Jim Bunning, a Republican from Kentucky, is single-handedly blocking Senate action needed to prevent an estimated 1.2 million American workers from prematurely losing their unemployment benefits next month.

As Democratic senators asked again and again for unanimous consent for a vote on a 30-day extension Thursday night, Bunning refused to go along.

And when Sen. Jeff Merkley (D-Ore.) begged him to drop his objection, Politico reports , Bunning replied: "Tough shit."

Bunning says he doesn't oppose extending benefits -- he just doesn't want the money that's required added to the deficit. He proposes paying for the 30-day extension with stimulus funds. The Senate's GOP leadership did not support him in his objections.

And at one point during the debate, which dragged on till nearly midnight, Bunning complained of missing a basketball game.

"I have missed the Kentucky-South Carolina game that started at 9:00," he said,
"and it's the only redeeming chance we had to beat South Carolina since they're the only team that has beat Kentucky this year.

The unemployment rate in Kentucky is 10.7 percent.

The stakes are enormous: provisions of last year's stimulus bill that allow extra weeks of unemployment benefits and COBRA health coverage are set to expire on Feb. 28. State workforce agencies have already sent out letters informing recipients that they'll be ineligible for extra "tiers" of benefits starting next month. The National Employment Law Project estimates that 1.2 million people will prematurely lose benefits in March.

Judy Conti, a lobbyist for the NELP, said that even when Bunning is eventually thwarted and the extension is passed, state governments will still have to deal with the extra administrative costs of shutting down and restarting the extended benefits programs.

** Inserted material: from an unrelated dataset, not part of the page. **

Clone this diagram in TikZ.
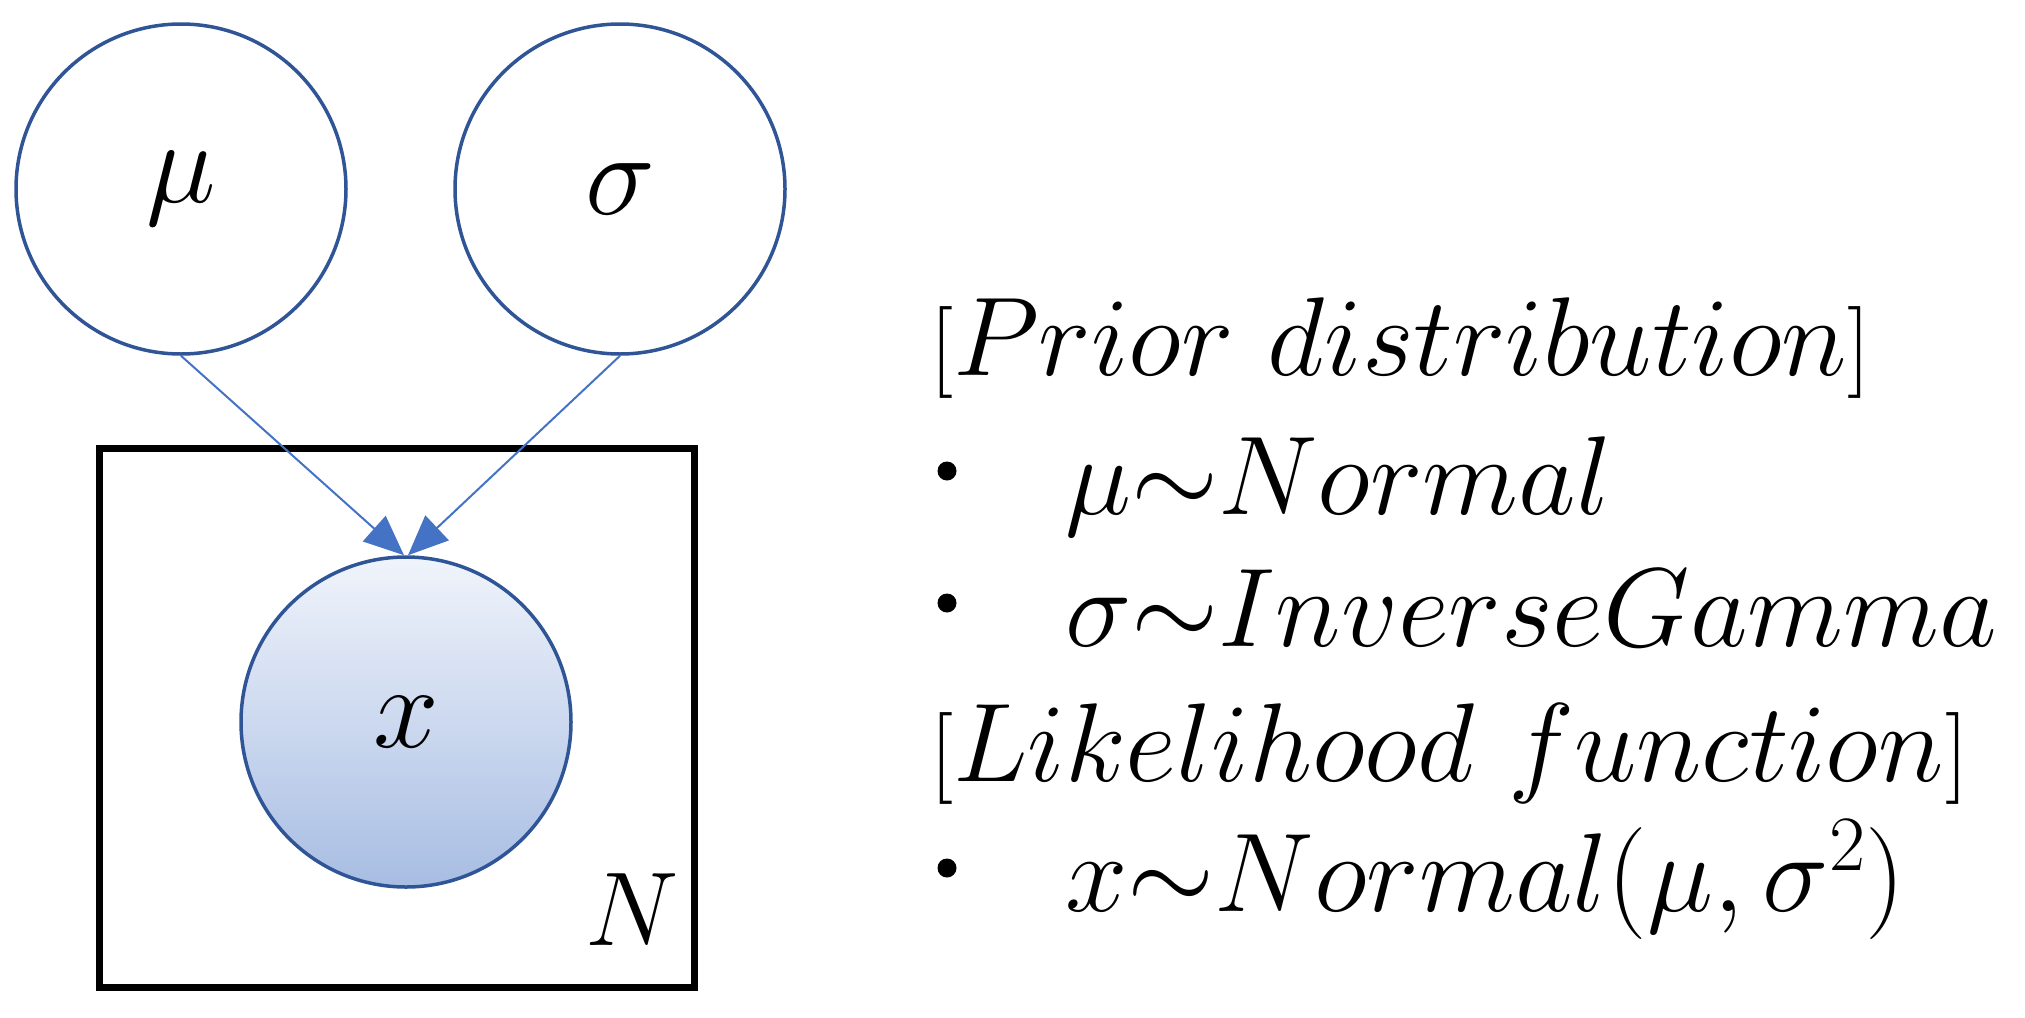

"Once the program is retroactively reauthorized, the federal government is going to send the same amount of money, but his own state government is going to have to spend even more money," Conti said.

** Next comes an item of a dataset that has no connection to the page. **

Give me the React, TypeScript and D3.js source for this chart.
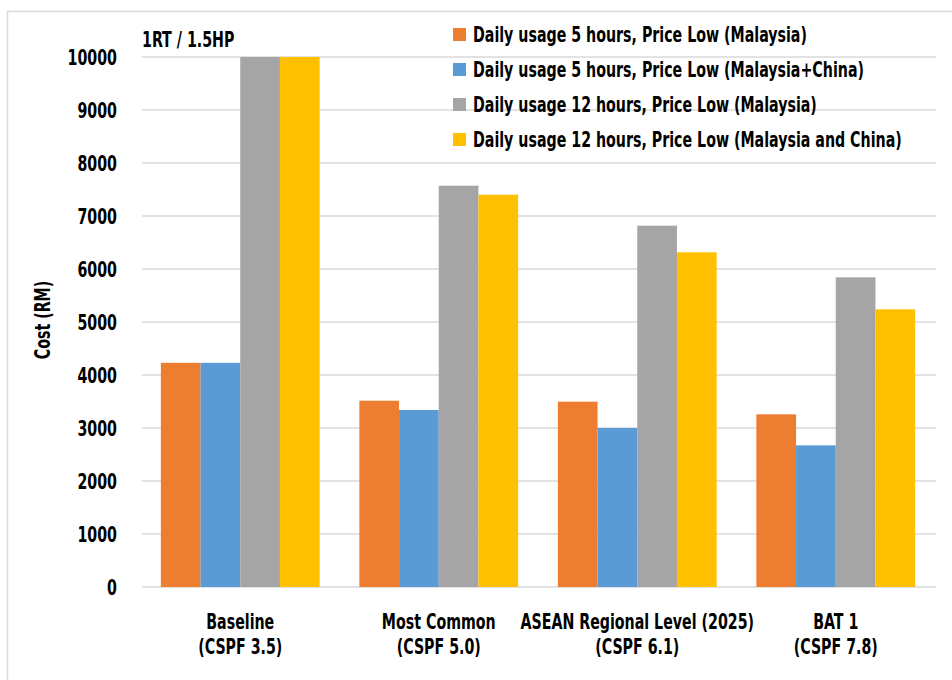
import React from "react";
import * as d3 from "d3";

const categories = [
  ["Baseline", "(CSPF 3.5)"],
  ["Most Common", "(CSPF 5.0)"],
  ["ASEAN Regional Level (2025)", "(CSPF 6.1)"],
  ["BAT 1", "(CSPF 7.8)"],
];
const seriesNames = [
  "Daily usage 5 hours, Price Low (Malaysia)",
  "Daily usage 5 hours, Price Low (Malaysia+China)",
  "Daily usage 12 hours, Price Low (Malaysia)",
  "Daily usage 12 hours, Price Low (Malaysia and China)",
];
const colors = ["#ED7D31", "#5B9BD5", "#A5A5A5", "#FFC000"];
const s5My = [4230, 3515, 3497, 3258];
const s5MyCn = [4230, 3340, 3000, 2673];
const s12My = [10000, 7572, 6817, 5843];
const s12MyCn = [10000, 7402, 6315, 5239];
const seriesValues = [s5My, s5MyCn, s12My, s12MyCn];
const yTicks = [0, 1000, 2000, 3000, 4000, 5000, 6000, 7000, 8000, 9000, 10000];

const FONT = "'DejaVu Sans Condensed', 'DejaVu Sans', sans-serif";
const SX = 0.735;
const FS = 21.5;

function T({ x, y, anchor = "start", rotate = 0, children }: any) {
  return (
    <text
      transform={`translate(${x},${y}) rotate(${rotate}) scale(${SX},1)`}
      textAnchor={anchor}
      fontSize={FS}
      fill="#000"
    >
      {children}
    </text>
  );
}

export default function App() {
  const W = 952, H = 680;
  const plotL = 142, plotR = 936;
  const y = d3.scaleLinear().domain([0, 10000]).range([587, 57]);
  const x = d3
    .scaleBand<number>()
    .domain(categories.map((_, i) => i))
    .range([141, 935])
    .paddingInner(0.2)
    .paddingOuter(0.1);
  const xs = d3
    .scaleBand<number>()
    .domain(seriesNames.map((_, i) => i))
    .range([0, x.bandwidth()])
    .padding(0);

  return (
    <svg
      width={W}
      height={H}
      style={{ position: "absolute", left: 0, top: 0, background: "#fff" }}
      fontFamily={FONT}
      fontWeight="bold"
    >
      <rect x={0} y={0} width={W} height={H} fill="#fff" />
      <rect x={7.5} y={11.5} width={W + 20} height={H + 20} fill="none" stroke="#D9D9D9" strokeWidth={1.5} />
      {yTicks.map((t) => (
        <g key={t}>
          <line x1={plotL} x2={plotR} y1={y(t)} y2={y(t)} stroke="#D9D9D9" strokeWidth={1.6} />
          <T x={117} y={y(t) + 7.8} anchor="end">
            {t}
          </T>
        </g>
      ))}
      {categories.map((c, ci) => (
        <g key={ci} transform={`translate(${x(ci)},0)`}>
          {seriesValues.map((vals, si) => (
            <rect
              key={si}
              x={xs(si)}
              y={y(vals[ci])}
              width={xs.bandwidth()}
              height={y(0) - y(vals[ci])}
              fill={colors[si]}
            />
          ))}
          <T x={x.bandwidth() / 2} y={629} anchor="middle">
            {c[0]}
          </T>
          <T x={x.bandwidth() / 2} y={654} anchor="middle">
            {c[1]}
          </T>
        </g>
      ))}
      <T x={142} y={46.5}>
        1RT / 1.5HP
      </T>
      <T x={50} y={320} anchor="middle" rotate={-90}>
        Cost (RM)
      </T>
      {seriesNames.map((n, i) => (
        <g key={i}>
          <rect x={453} y={28 + 35 * i} width={13} height={13} fill={colors[i]} />
          <T x={473} y={42 + 35 * i}>
            {n}
          </T>
        </g>
      ))}
    </svg>
  );
}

"What happened last night was an absolute disgrace. There is a time and a place a purpose for debate on deficit reduction, but you don't make your stand on the back of the unemployed. It is ill-informed, counter productive and just cruel."

Daily Kos produced a video of Bunning's obstruction:

UPDATE 12:00 PM -- Senate Majority Leader Harry Reid (D-Nev.) made a last-minute attempt on Friday morning to get Bunning to let the Senate move forward with extending benefits.

"We talk a lot in the Senate about procedure. Our debate sometimes relates only to procedure. And often that's appropriate," Reid said. "And, as we know, sometimes these procedural rules we have in the Senate are complex. But the issue before us today is not something that's arcane, very ritualistic or complex. It's very simple. And it's clear -- clear that it's going to be a lot more noticeable by people Monday morning, because it's going to affect the lives of thousands of Americans and their livelihoods.

"By Monday morning tens of thousands of Nevadans and more than one million Americans who rely on unemployment insurance and health benefits will simply lose them."

(The National Employment Law Project estimates that 1.2 million people will lose their benefits over the course of March, not at all once on Monday.)

Sen. John Cornyn (R-Texas) took the floor after Reid to stick up for Bunning. He noted that there is broad bipartisan support for extending benefits, but said Bunning was right to take a stand against adding $10 billion to the deficit. He also pointed out that the jobs bill that Reid scrapped two weeks ago , crafted by Sens. Chuck Grassley (R-Iowa) and Max Baucus (D-Mont.), contained an extension of UI and COBRA.

"I admire the courage of the junior senator from Kentucky," he said. "Somebody has to stand up finally and say, 'No more inter-generational theft!'"

And with that, the Senate adjourned for the weekend.